Excellent sentiments Kinglear. It seems that in Italy and Spain there are signs of a younger generation willing to take action against the capitalist system even if they are in a minority. But thats how revolutionary situations develop with the minority starting to find their voice and then the next step is to find an organisational form for their voice. Thats where small minorities of militants can begin to make a difference. Of course lets not get to carried away these minorities are just that and the majority for a whole series of reasons are still lagging behind whats necessary. Yes they possibly feel and think in the way that Kinglear describes but I also think they feel more than this and that they are becoming aware of what is needed.

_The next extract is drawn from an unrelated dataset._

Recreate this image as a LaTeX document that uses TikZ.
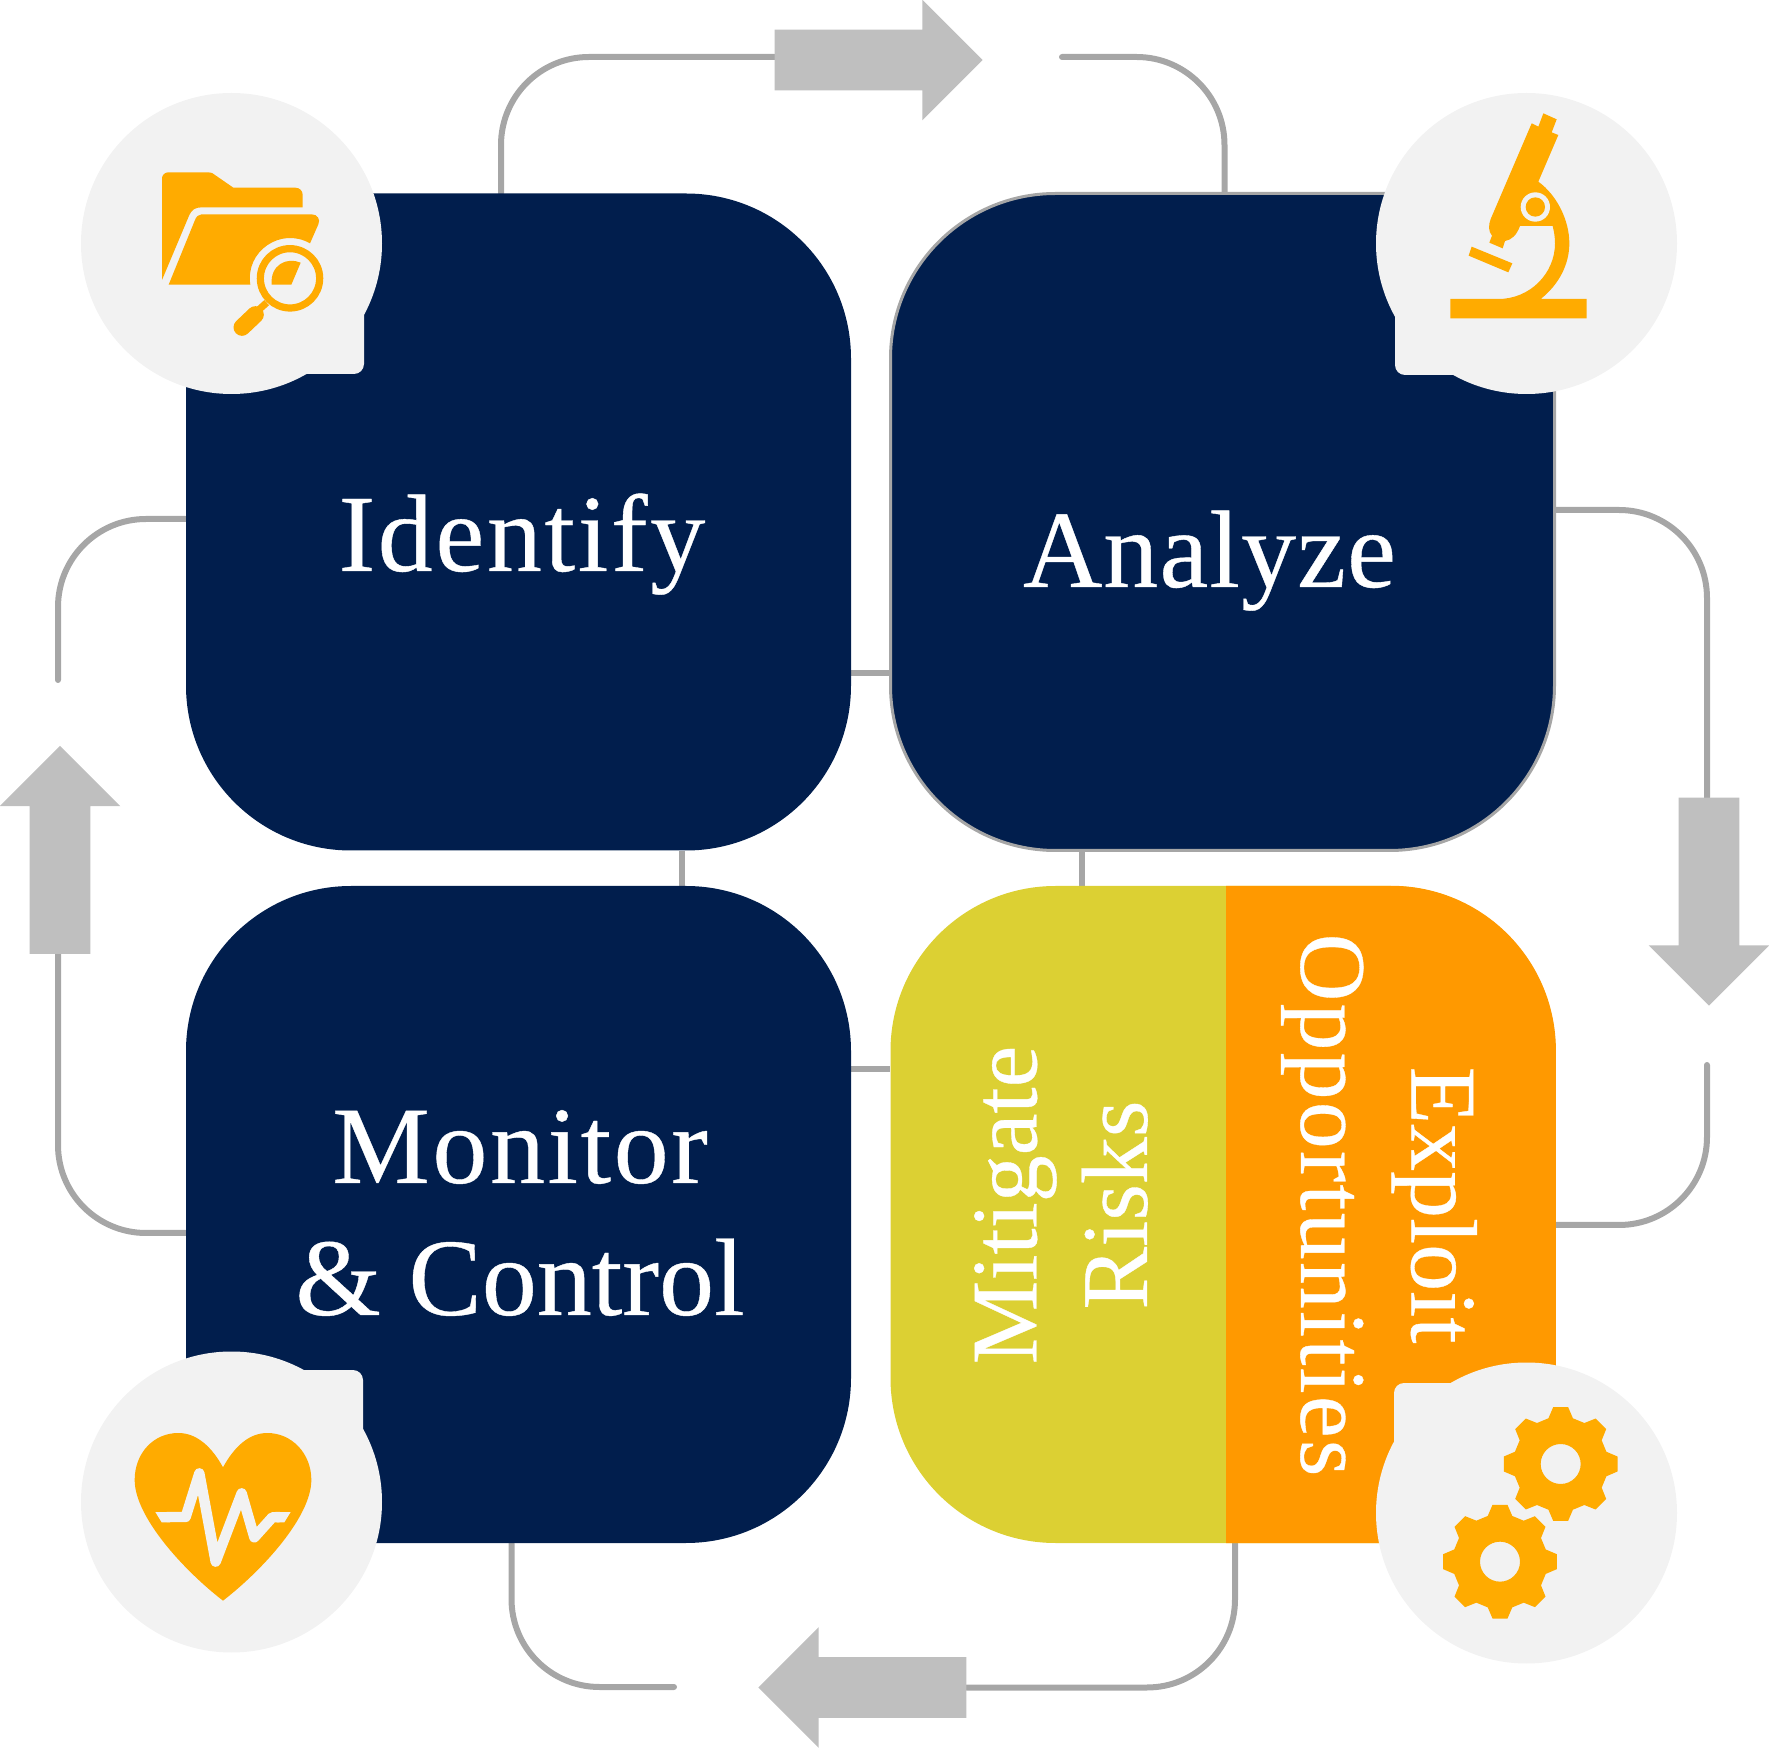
\documentclass[tikz,border=0pt]{standalone}
\usepackage{fontspec}
\setmainfont[FakeBold=0.35]{Liberation Serif}
\usetikzlibrary{shapes.arrows,backgrounds}
\definecolor{navy}{RGB}{1,30,77}
\definecolor{wire}{RGB}{166,166,166}
\definecolor{arrowgrey}{RGB}{191,191,191}
\definecolor{mustard}{RGB}{220,208,51}
\definecolor{tangerine}{RGB}{255,153,0}
\definecolor{amber}{RGB}{255,171,0}
\definecolor{badgegrey}{RGB}{242,242,242}
\tikzset{
  panel/.style={fill=navy,minimum width=332.5pt,minimum height=328.5pt,rounded corners=82.5pt,inner sep=0pt},
  link/.style={draw=wire,line width=3pt,line cap=round,rounded corners=44pt},
  stub/.style={draw=wire,line width=3pt},
  flowarrow/.style={single arrow,fill=arrowgrey,minimum height=104pt,minimum width=60pt,
    single arrow head extend=15pt,single arrow tip angle=90,inner sep=15pt,outer sep=0pt},
  badge/.style={circle,fill=badgegrey,minimum size=150.5pt,inner sep=0pt},
  bigword/.style={text=white,font=\fontsize{55}{66}\selectfont,align=center},
  sideword/.style={text=white,font=\fontsize{47}{55.25}\selectfont,align=center},
  iconunits/.style={x=0.16667pt,y=-0.16667pt}
}
\begin{document}
\begin{tikzpicture}[x=0.5pt,y=-0.5pt]
  \useasboundingbox (0,0) rectangle (1769,1748);
  % panels
  \node[panel] (identify) at (518.5,522) {};
  \node[panel,draw=wire,line width=1.5pt,minimum width=332pt] (analyze) at (1222.5,522) {};
  \node[panel] (monitor) at (518.5,1214.5) {};
  \node[panel,fill=mustard] (response) at (1223,1214.5) {};
  \fill[tangerine,rounded corners=82.5pt] (1226,886) -- (response.north east) -- (response.south east) -- (1226,1543);
  % block arrows
  \foreach \n/\x/\y/\r in {arrowtop/863.5/60/0,arrowright/1709/886.5/270,arrowbottom/877.5/1687.5/180,arrowleft/60/865/90}{
    \node[flowarrow,shape border rotate=\r] (\n) at (\x,\y) {};
  }
  % loose ends
  \coordinate (topgap) at (1062,57);
  \coordinate (rightgap) at (1707,1065);
  \coordinate (bottomgap) at (674,1687);
  \coordinate (leftgap) at (58,680);
  \begin{scope}[on background layer]
    \draw[link] ([xshift=-8.75pt]identify.north) |- ([yshift=1.5pt]arrowtop.tail);
    \draw[link] (topgap) -| ([xshift=1pt]analyze.north);
    \draw[link] ([yshift=6pt]analyze.east) -| ([xshift=-1pt]arrowright.tail);
    \draw[link] (rightgap) |- ([yshift=-5.25pt]response.east);
    \draw[link] (arrowbottom.tail) -| ([xshift=6pt]response.south);
    \draw[link] ([xshift=-3.5pt]monitor.south) |- (bottomgap);
    \draw[link] ([yshift=-9.25pt]monitor.west) -| ([xshift=-1pt]arrowleft.tail);
    \draw[link] ([yshift=1.5pt]identify.west) -| (leftgap);
    \draw[stub] ([yshift=-75.5pt]identify.east) -- ([yshift=-75.5pt]analyze.west);
    \draw[stub] ([xshift=81.5pt]identify.south) -- ([xshift=81.5pt]monitor.north);
    \draw[stub] ([xshift=-70.25pt]analyze.south) -- ([xshift=-70.5pt]response.north);
    \draw[stub] ([yshift=72.5pt]monitor.east) -- ([yshift=72.5pt]response.west);
  \end{scope}
  % badges
  \foreach \n/\x/\y/\cx/\cy in {badgefolder/231.5/243.5/364/374,badgescope/1526.5/243.5/1395/375,badgeheart/231.5/1502/363/1370,badgegears/1526.5/1513/1394/1383}{
    \node[badge] (\n) at (\x,\y) {};
    \fill[badgegrey,rounded corners=5pt] (\n.center) rectangle (\cx,\cy);
  }
  % folder
  \begin{scope}[shift={(70,80)},iconunits]
    \fill[amber] (276,600) -- (276,295) .. controls (276,285) and (285,277) .. (295,277) -- (415,277)
      .. controls (425,277) and (428,280) .. (432,283) -- (490,323) -- (675,323)
      .. controls (690,323) and (698,333) .. (698,345) -- (698,382) -- (395,382)
      .. controls (375,382) and (365,390) .. (358,405) -- cycle;
    \fill[amber] (296,614) -- (375,420) .. controls (379,410) and (385,403) .. (395,403) -- (725,403)
      .. controls (742,403) and (752,418) .. (745,433) -- (720,490)
      .. controls (632,440) and (525,514) .. (541,614) -- cycle;
    \draw[amber,line width=3.6pt] (660,595) circle [radius=89];
    \fill[amber] (605,614) -- (664,614) -- (692,548) .. controls (650,530) and (600,555) .. (605,614) -- cycle;
    \draw[amber,line width=8.5pt,line cap=round] (516,742) -- (556,704);
    \draw[amber,line width=3.5pt] (560,695) -- (590,668);
  \end{scope}
  % microscope
  \begin{scope}[shift={(1360,80)},iconunits]
    \fill[amber] (550,100) -- (590,118) -- (575,157) -- (595,165) -- (535,305)
      .. controls (590,345) and (628,420) .. (628,490) .. controls (628,555) and (595,615) .. (542,657)
      -- (680,657) -- (680,715) -- (271,715) -- (271,657) -- (415,657)
      .. controls (510,657) and (585,580) .. (585,490) .. controls (585,470) and (582,455) .. (578,438)
      -- (480,438) .. controls (470,465) and (455,480) .. (435,483) -- (428,505) -- (388,488) -- (396,467)
      .. controls (385,455) and (385,435) .. (392,417) -- (515,130) -- (535,140) -- cycle;
    \fill[badgegrey] (526,381) circle [radius=44];
    \fill[amber] (526,381) circle [radius=29];
    \fill[amber] (335,500) -- (457,550) -- (445,577) -- (326,527) -- cycle;
  \end{scope}
  % heart
  \begin{scope}[shift={(70,1340)},iconunits]
    \fill[amber] (459,382) .. controls (425,320) and (380,279) .. (325,279)
      .. controls (250,279) and (194,340) .. (194,420) .. controls (194,530) and (340,690) .. (459,782)
      .. controls (578,690) and (724,530) .. (724,420) .. controls (724,340) and (665,279) .. (592,279)
      .. controls (537,279) and (493,320) .. (459,382) -- cycle;
    \draw[badgegrey,line width=5.2pt,line join=round] (290,531) -- (347,531) -- (388,400) -- (437,665)
      -- (515,460) -- (553,592) -- (607,532) -- (630,531);
    \fill[badgegrey] (256,516) -- (300,516) -- (300,547) -- (275,547) -- cycle;
    \fill[badgegrey] (662,516) -- (620,516) -- (620,547) -- (643,547) -- cycle;
  \end{scope}
  % gears
  \foreach \cx/\cy in {602/342,420/635}{
    \begin{scope}[shift={(1360,1350)},iconunits,shift={(\cx,\cy)}]
      \fill[amber,even odd rule] (-15:142) \foreach \a in {0,45,...,315}{
          -- (\a-15:142) -- (\a-7.5:172) -- (\a+7.5:172) -- (\a+15:142)
        } -- cycle (0,0) circle [radius=60];
    \end{scope}
  }
  % words
  \node[bigword,anchor=base] (identifyword) at (522,571) {\addfontfeature{LetterSpace=2.4}Identify};
  \node[bigword,anchor=base] (analyzeword) at (1209.5,587) {\addfontfeature{LetterSpace=1}Analyze};
  \node[bigword,anchor=center] (monitorword) at (520,1213) {{\addfontfeature{LetterSpace=2.3}Monitor}\\\& Control};
  \node[sideword,rotate=90,anchor=center] (mitigateword) at (1061,1205) {Mitigate\\Risks};
  \node[sideword,rotate=-90,anchor=center] (exploitword) at (1379,1205) {Exploit\\{\addfontfeature{LetterSpace=2.3}Opportunities}};
\end{tikzpicture}
\end{document}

It may take a while for this process to develop but when it does then what we are seeing however spoaradically the students in the UK the youth in Spain and Italy will take of when that does all the work that the minorities have done in the working class will pay of. It's this is what is needed today building up small networks of militants and not beleiving that we are bigger than we are and more powerful. The problem with a lot of leftist groups is that they remind me of Lenins example of the horsefly who thought it was driving the coach when in fact it was the driver.